By Eli Greenblat
ONE of Australia's oldest and most famous brands, Foster's, is set to become foreign owned.
The Melbourne-based brewing giant - whose origins date back to the 1850s - will be sold to a British-based multinational in a deal that will deliver more than $12 billion to shareholders.
After a sometimes heated four-month takeover battle, the Foster's board has agreed to sell the business - which owns VB, Australia's biggest-selling beer, and other popular brands such as Crown, Cascade and Carlton Draught - to Anglo-South African brewer SABMiller.
Foster's chief executive John Pollaers said last night his SABMiller counterpart, Graham Mackay, had expressed a strong commitment to Foster's Australian heritage.
''I spoke to Graham yesterday and we both share a common commitment to this company and its people,'' Mr Pollaers told The Age.
But SABMiller, one of the world's biggest brewers, with operations on six continents, could not, at this stage, promise to maintain Foster's headquarters in Melbourne or its Abbotsford plant, which has been making beer for more than 100 years.
Foster's origins date to 1854, only 19 years after Melbourne was founded by European colonists, when VB was first brewed in the city by the Victoria Brewery.
The company - which under the leadership of 1980s entrepreneur John Elliott was going to ''Fosterise the world'' - will now itself be swallowed up, with SABMiller to pay investors $5.5325 a share for control of Foster's, giving the company a value of about $12.3 billion.
The takeover offer, which has the full support of the Foster's board, is an improvement on the $4.90 a share SABMiller first put to investors in June. The approach was triggered by Foster's decision late last year to spin off its wine business, which owns leading Australian wine brands such as Penfolds, Wolf Blass and Rosemount, into a separately listed company.
Foster's is best known for VB, which, although it has lost market share in recent years, continues to be Australia's biggest-selling beer - nearly one in four beers sold is a VB product.

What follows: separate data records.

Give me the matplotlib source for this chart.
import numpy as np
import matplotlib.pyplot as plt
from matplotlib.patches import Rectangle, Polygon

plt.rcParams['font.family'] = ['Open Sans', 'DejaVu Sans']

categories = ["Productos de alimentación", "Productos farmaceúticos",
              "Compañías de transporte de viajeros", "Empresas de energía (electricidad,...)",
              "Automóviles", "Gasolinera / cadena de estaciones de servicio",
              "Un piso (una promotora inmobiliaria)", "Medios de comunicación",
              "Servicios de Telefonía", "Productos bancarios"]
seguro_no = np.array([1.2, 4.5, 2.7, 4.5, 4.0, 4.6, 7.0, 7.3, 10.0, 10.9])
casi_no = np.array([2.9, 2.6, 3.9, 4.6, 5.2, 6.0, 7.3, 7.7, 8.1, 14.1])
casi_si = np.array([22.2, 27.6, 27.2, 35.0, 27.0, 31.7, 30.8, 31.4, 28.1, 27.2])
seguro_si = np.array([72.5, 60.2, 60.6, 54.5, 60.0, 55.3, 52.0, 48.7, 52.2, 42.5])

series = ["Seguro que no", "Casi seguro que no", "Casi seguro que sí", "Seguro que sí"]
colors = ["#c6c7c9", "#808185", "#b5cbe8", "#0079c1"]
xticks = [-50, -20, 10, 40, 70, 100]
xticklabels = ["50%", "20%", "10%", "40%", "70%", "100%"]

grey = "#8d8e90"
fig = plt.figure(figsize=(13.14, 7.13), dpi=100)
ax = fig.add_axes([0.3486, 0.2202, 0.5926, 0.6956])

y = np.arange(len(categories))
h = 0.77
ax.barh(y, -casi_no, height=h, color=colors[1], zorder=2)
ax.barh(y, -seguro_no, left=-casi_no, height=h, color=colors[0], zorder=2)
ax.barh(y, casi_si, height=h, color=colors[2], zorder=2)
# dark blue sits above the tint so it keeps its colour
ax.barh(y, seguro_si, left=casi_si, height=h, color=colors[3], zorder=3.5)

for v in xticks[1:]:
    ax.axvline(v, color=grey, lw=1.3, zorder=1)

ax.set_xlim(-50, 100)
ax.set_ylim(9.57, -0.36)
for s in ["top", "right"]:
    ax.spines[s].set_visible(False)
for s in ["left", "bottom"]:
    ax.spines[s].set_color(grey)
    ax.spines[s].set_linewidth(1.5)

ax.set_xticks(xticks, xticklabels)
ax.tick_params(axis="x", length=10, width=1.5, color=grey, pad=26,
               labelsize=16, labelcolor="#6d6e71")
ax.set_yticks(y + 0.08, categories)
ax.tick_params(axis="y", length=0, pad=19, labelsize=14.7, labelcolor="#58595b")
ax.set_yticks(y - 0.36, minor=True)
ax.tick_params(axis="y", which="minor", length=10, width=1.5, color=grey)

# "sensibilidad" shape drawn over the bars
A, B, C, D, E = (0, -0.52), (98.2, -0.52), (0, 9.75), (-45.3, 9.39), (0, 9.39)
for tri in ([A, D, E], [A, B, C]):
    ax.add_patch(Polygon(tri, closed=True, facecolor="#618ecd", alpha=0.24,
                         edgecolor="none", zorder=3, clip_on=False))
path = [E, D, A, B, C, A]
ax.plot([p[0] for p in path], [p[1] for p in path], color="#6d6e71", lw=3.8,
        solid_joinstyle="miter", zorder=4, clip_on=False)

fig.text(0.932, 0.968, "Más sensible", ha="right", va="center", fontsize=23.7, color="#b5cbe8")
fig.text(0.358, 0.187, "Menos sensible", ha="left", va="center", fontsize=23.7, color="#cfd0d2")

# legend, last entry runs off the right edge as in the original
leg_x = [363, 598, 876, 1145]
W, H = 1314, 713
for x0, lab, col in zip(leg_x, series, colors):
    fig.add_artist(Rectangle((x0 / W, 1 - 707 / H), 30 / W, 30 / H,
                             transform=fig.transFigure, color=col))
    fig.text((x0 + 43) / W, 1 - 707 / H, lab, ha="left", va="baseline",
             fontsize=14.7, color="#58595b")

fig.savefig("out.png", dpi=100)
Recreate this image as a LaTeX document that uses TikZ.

Mr Pollaers said the offer was a compelling deal for Foster's shareholders.
''This is very good value for the company,'' he said.
If shareholders, who are expected to vote on the offer in December, support the takeover offer it will mean Australia's two biggest brewers are owned by foreign companies. Lion Nathan, the nation's second-biggest beer group, is owned by Japanese company Kirin.
Foster's was forged in 1888 when two American brothers, William and Ralph Foster, first brewed Foster's Lager in Melbourne.
It was not until 1907 that Foster's Brewing Company, the Victoria Brewery, the Carlton Brewery and three other Melbourne breweries linked to form Carlton & United Breweries (CUB).
Foster's has a licence to brew or sell Asahi, Stella Artois and Mexican beer Corona.